▶ **Given instruction**:
Look through the listing for the word "size". Copy each line that has it.

▶ **Recorded information**:
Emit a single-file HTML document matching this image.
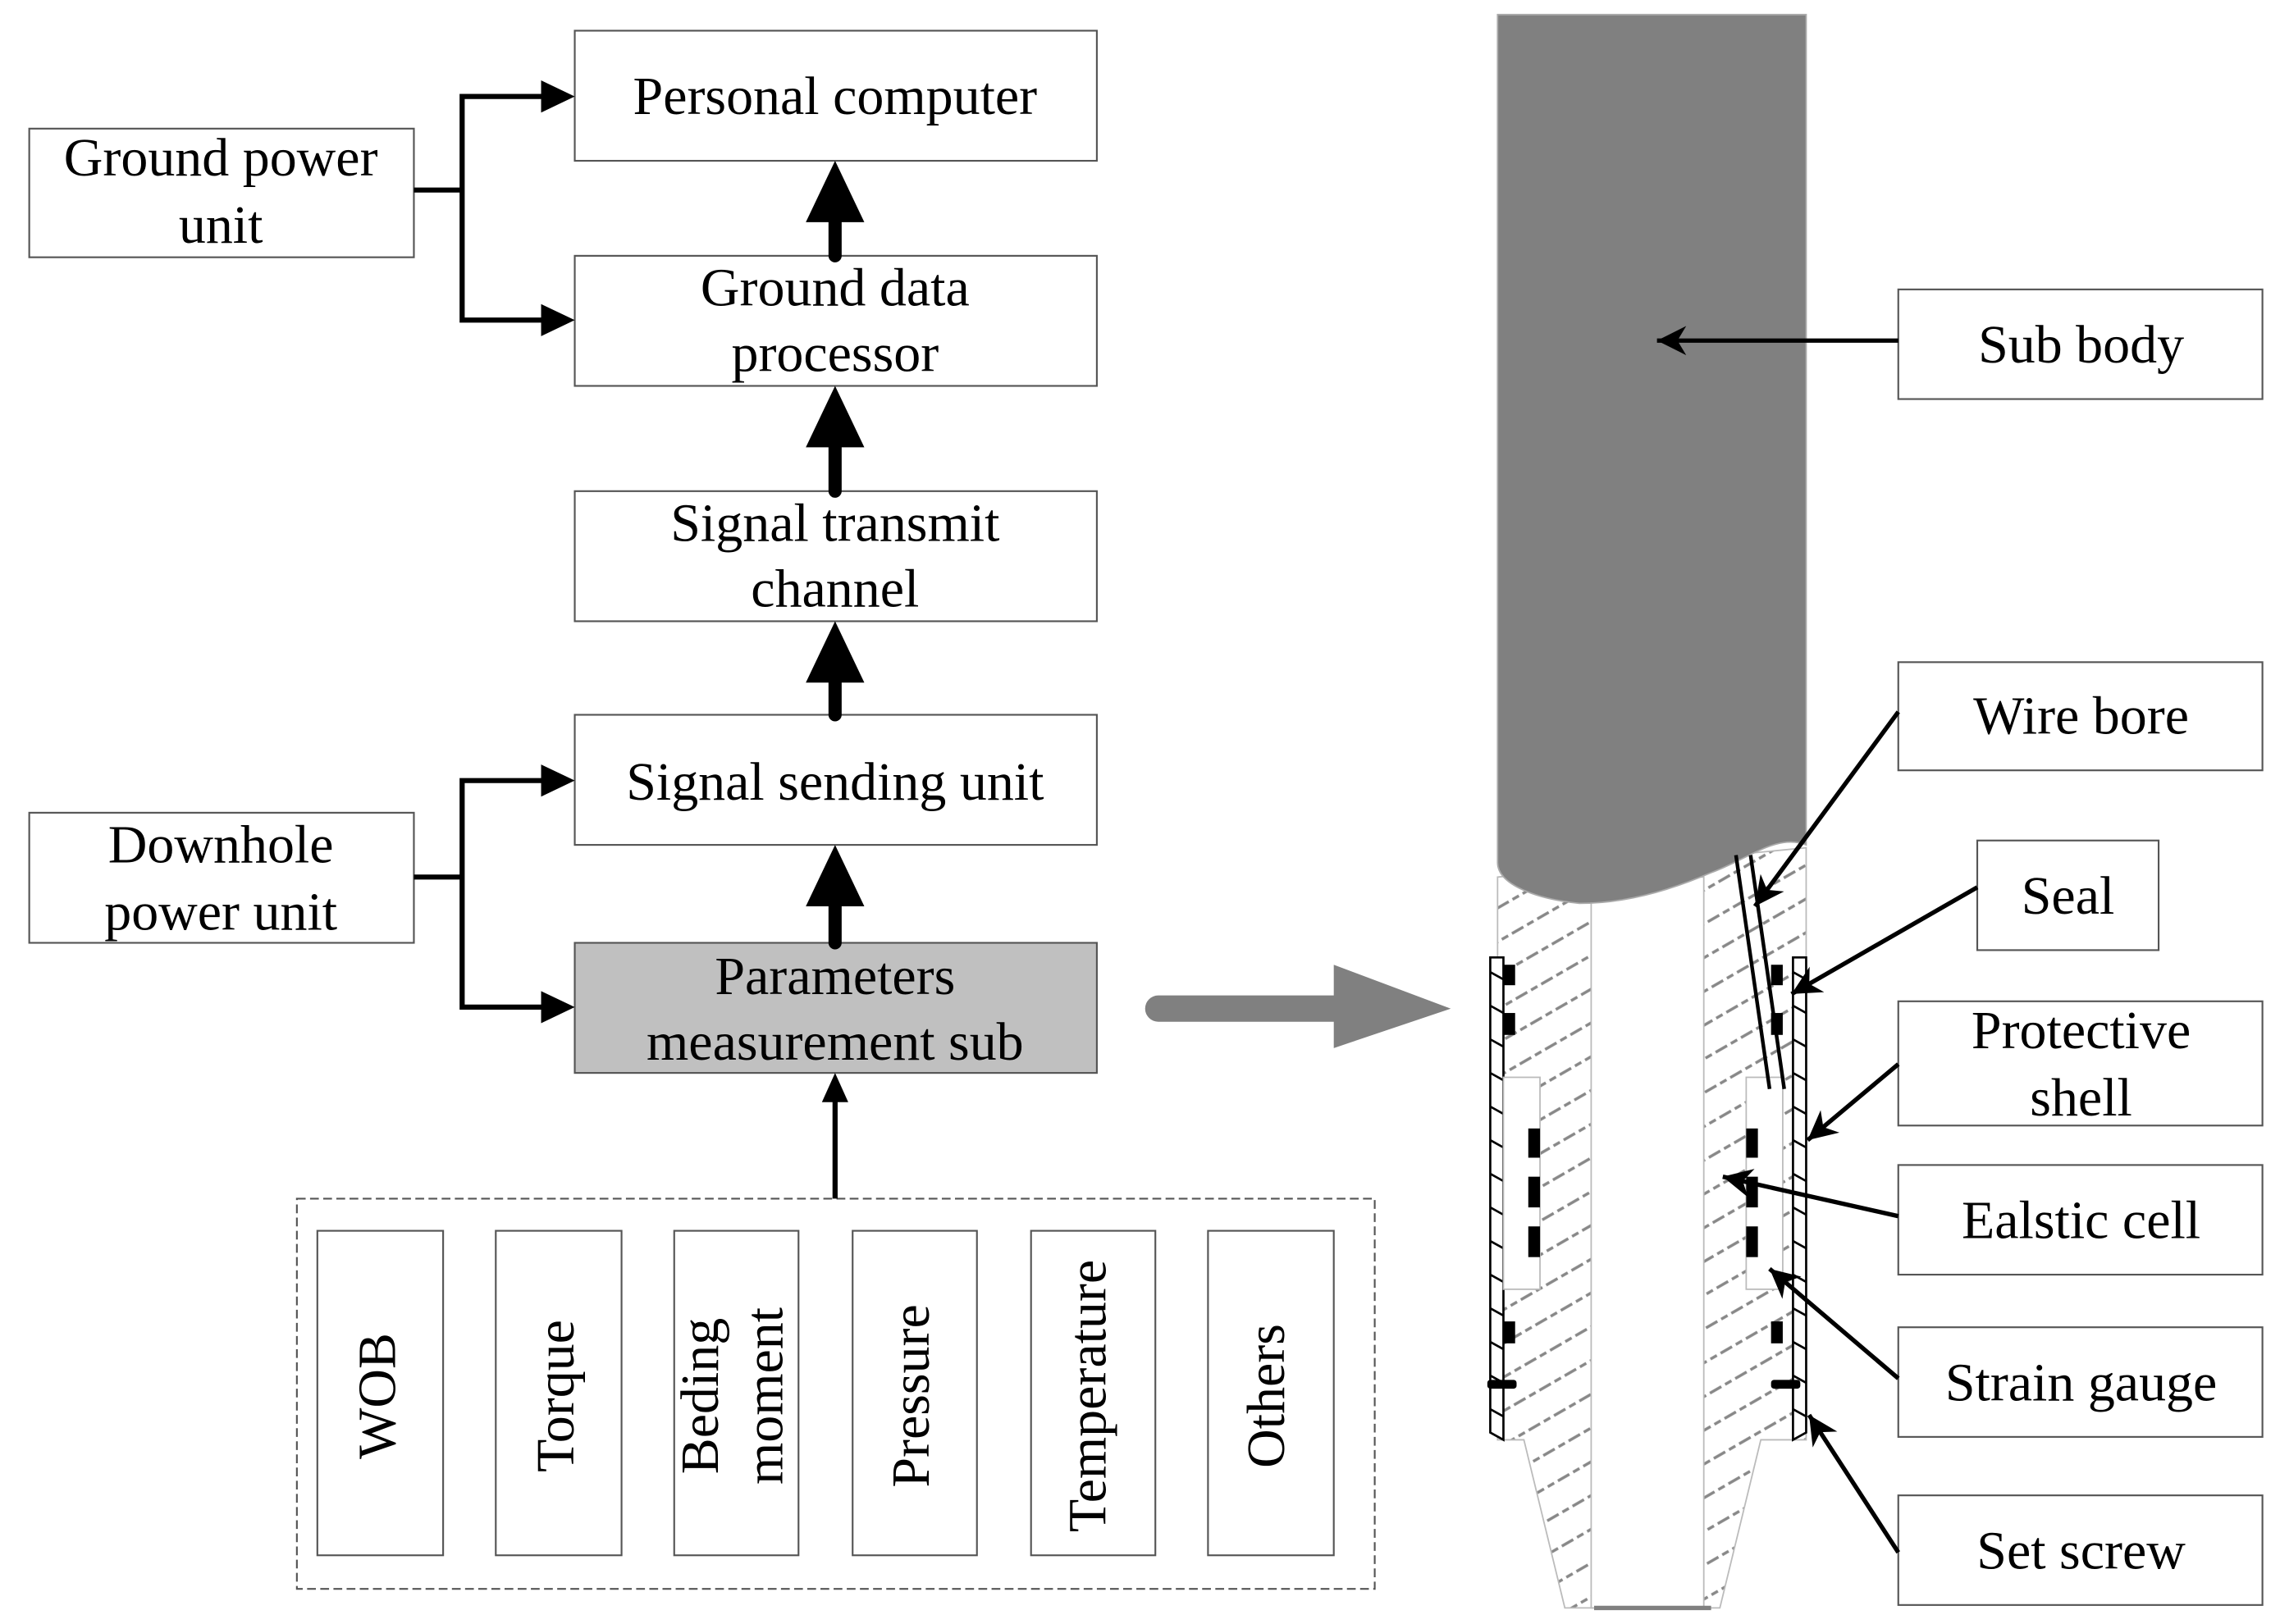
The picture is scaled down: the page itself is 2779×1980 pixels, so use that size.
<!DOCTYPE html>
<html><head><meta charset="utf-8"><style>html,body{margin:0;padding:0;background:#fff}svg{display:block}</style></head>
<body>
<svg width="2779" height="1980" viewBox="0 0 1559 1111" preserveAspectRatio="none" xmlns="http://www.w3.org/2000/svg" font-family="'Liberation Serif', serif" font-size="37" text-anchor="middle">
<defs>
<pattern id="h" patternUnits="userSpaceOnUse" width="20" height="20" patternTransform="rotate(-30)">
<line x1="0" y1="10" x2="20" y2="10" stroke="#888" stroke-width="2" stroke-dasharray="5,3"/>
</pattern>
<marker id="b" viewBox="0 0 10 10" refX="10" refY="5" markerWidth="26" markerHeight="20" orient="auto" markerUnits="userSpaceOnUse"><path d="M0,0L10,5L0,10L3,5z"/></marker>
</defs>
<g fill="#fff" stroke="#555" stroke-width="1.2">
<rect x="393" y="21" width="357" height="89"/>
<rect x="20" y="88" width="263" height="88"/>
<rect x="393" y="175" width="357" height="89"/>
<rect x="393" y="336" width="357" height="89"/>
<rect x="393" y="489" width="357" height="89"/>
<rect x="20" y="556" width="263" height="89"/>
<rect x="393" y="645" width="357" height="89" fill="#c0c0c0"/>
<rect x="203" y="820" width="737" height="267" stroke-dasharray="6,3"/>
<rect x="217" y="842" width="86" height="222"/>
<rect x="339" y="842" width="86" height="222"/>
<rect x="461" y="842" width="85" height="222"/>
<rect x="583" y="842" width="85" height="222"/>
<rect x="705" y="842" width="85" height="222"/>
<rect x="826" y="842" width="86" height="222"/>
<rect x="1298" y="198" width="249" height="75"/>
<rect x="1298" y="453" width="249" height="74"/>
<rect x="1352" y="575" width="124" height="75"/>
<rect x="1298" y="685" width="249" height="85"/>
<rect x="1298" y="797" width="249" height="75"/>
<rect x="1298" y="908" width="249" height="75"/>
<rect x="1298" y="1023" width="249" height="75"/>
</g>
<g fill="#000">
<text x="571" y="78">Personal computer</text>
<text x="151" y="120">Ground power</text><text x="151" y="166">unit</text>
<text x="571" y="209">Ground data</text><text x="571" y="254">processor</text>
<text x="571" y="370">Signal transmit</text><text x="571" y="415">channel</text>
<text x="571" y="547">Signal sending unit</text>
<text x="151" y="590">Downhole</text><text x="151" y="636">power unit</text>
<text x="571" y="680">Parameters</text><text x="571" y="725">measurement sub</text>
<text transform="translate(270,955) rotate(-90)">WOB</text>
<text transform="translate(392,955) rotate(-90)">Torque</text>
<text transform="translate(491,955) rotate(-90)">Beding</text>
<text transform="translate(535,955) rotate(-90)">moment</text>
<text transform="translate(635,955) rotate(-90)">Pressure</text>
<text transform="translate(756,955) rotate(-90)">Temperature</text>
<text transform="translate(878,955) rotate(-90)">Others</text>
<text x="1423" y="248">Sub body</text>
<text x="1423" y="502">Wire bore</text>
<text x="1414" y="625">Seal</text>
<text x="1423" y="717">Protective</text><text x="1423" y="763">shell</text>
<text x="1423" y="847">Ealstic cell</text>
<text x="1423" y="958">Strain gauge</text>
<text x="1423" y="1073">Set screw</text>
</g>
<g stroke="#000" stroke-width="3.5" fill="none">
<polyline points="283,130 316,130"/><polyline points="372,66 316,66 316,219 372,219"/>
<polyline points="283,600 316,600"/><polyline points="372,534 316,534 316,689 372,689"/>
<line x1="571" y1="820" x2="571" y2="752"/>
</g>
<g fill="#000">
<path d="M370,55L393,66L370,77z"/><path d="M370,208L393,219L370,230z"/>
<path d="M370,523L393,534L370,545z"/><path d="M370,678L393,689L370,700z"/>
<path d="M562,754L571,734L580,754z"/>
</g>
<g stroke="#000" stroke-width="9" stroke-linecap="round">
<line x1="571" y1="175" x2="571" y2="145"/>
<line x1="571" y1="336" x2="571" y2="300"/>
<line x1="571" y1="489" x2="571" y2="455"/>
<line x1="571" y1="645" x2="571" y2="610"/>
</g>
<g fill="#000">
<path d="M551,152L571,110L591,152z"/>
<path d="M551,306L571,264L591,306z"/>
<path d="M551,467L571,425L591,467z"/>
<path d="M551,620L571,578L591,620z"/>
</g>
<line x1="792" y1="690" x2="915" y2="690" stroke="#808080" stroke-width="18" stroke-linecap="round"/>
<path d="M912,660L992,690L912,717z" fill="#808080"/>
<path d="M1024,600 L1024,985 L1042,985 L1070,1100 L1176,1100 L1204,985 L1235,985 L1235,580 Z" fill="url(#h)" stroke="#bbb" stroke-width="1"/>
<rect x="1088" y="600" width="77" height="500" fill="#fff" stroke="#bbb" stroke-width="1"/>
<line x1="1090" y1="1100" x2="1170" y2="1100" stroke="#808080" stroke-width="3"/>
<path d="M1024,10 L1235,10 L1235,578 C1215,570 1195,588 1170,597 C1140,610 1110,618 1080,618 C1050,615 1024,605 1024,590 Z" fill="#808080" stroke="#aaa" stroke-width="1"/>
<g fill="#fff" stroke="#000" stroke-width="1.5">
<path d="M1019,655L1028,655L1028,985L1019,980Z"/>
<path d="M1226,655L1235,655L1235,980L1226,985Z"/>
</g>
<g stroke="#000" stroke-width="1.5">
<path d="M1019,665l9,5M1019,688l9,5M1019,711l9,5M1019,734l9,5M1019,757l9,5M1019,780l9,5M1019,803l9,5M1019,826l9,5M1019,849l9,5M1019,872l9,5M1019,895l9,5M1019,918l9,5M1019,941l9,5M1019,964l9,5"/>
<path d="M1226,665l9,5M1226,688l9,5M1226,711l9,5M1226,734l9,5M1226,757l9,5M1226,780l9,5M1226,803l9,5M1226,826l9,5M1226,849l9,5M1226,872l9,5M1226,895l9,5M1226,918l9,5M1226,941l9,5M1226,964l9,5"/>
</g>
<rect x="1028" y="737" width="25" height="145" fill="#fff" stroke="#bbb" stroke-width="1"/>
<rect x="1194" y="737" width="25" height="145" fill="#fff" stroke="#bbb" stroke-width="1"/>
<g fill="#000">
<rect x="1028" y="660" width="8" height="14"/><rect x="1028" y="693" width="8" height="15"/><rect x="1028" y="904" width="8" height="15"/>
<rect x="1211" y="660" width="8" height="14"/><rect x="1211" y="693" width="8" height="15"/><rect x="1211" y="904" width="8" height="15"/>
<rect x="1045" y="772" width="8" height="20"/><rect x="1045" y="805" width="8" height="21"/><rect x="1045" y="839" width="8" height="21"/>
<rect x="1194" y="772" width="8" height="20"/><rect x="1194" y="805" width="8" height="21"/><rect x="1194" y="839" width="8" height="21"/>
<rect x="1017" y="944" width="20" height="6" rx="2"/><rect x="1211" y="944" width="20" height="6" rx="2"/>
</g>
<g stroke="#000" stroke-width="2.5">
<line x1="1187" y1="585" x2="1210" y2="745"/><line x1="1197" y1="585" x2="1220" y2="745"/>
</g>
<g stroke="#000" stroke-width="3" marker-end="url(#b)">
<line x1="1298" y1="233" x2="1133" y2="233"/>
<line x1="1298" y1="487" x2="1200" y2="620"/>
<line x1="1352" y1="607" x2="1225" y2="680"/>
<line x1="1298" y1="728" x2="1236" y2="780"/>
<line x1="1298" y1="832" x2="1178" y2="805"/>
<line x1="1298" y1="943" x2="1210" y2="868"/>
<line x1="1298" y1="1062" x2="1237" y2="968"/>
</g>
</svg>
</body></html>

▶ **Complete response**:
The picture is scaled down: the page itself is 2779×1980 pixels, so use that size.
<svg width="2779" height="1980" viewBox="0 0 1559 1111" preserveAspectRatio="none" xmlns="http://www.w3.org/2000/svg" font-family="'Liberation Serif', serif" font-size="37" text-anchor="middle">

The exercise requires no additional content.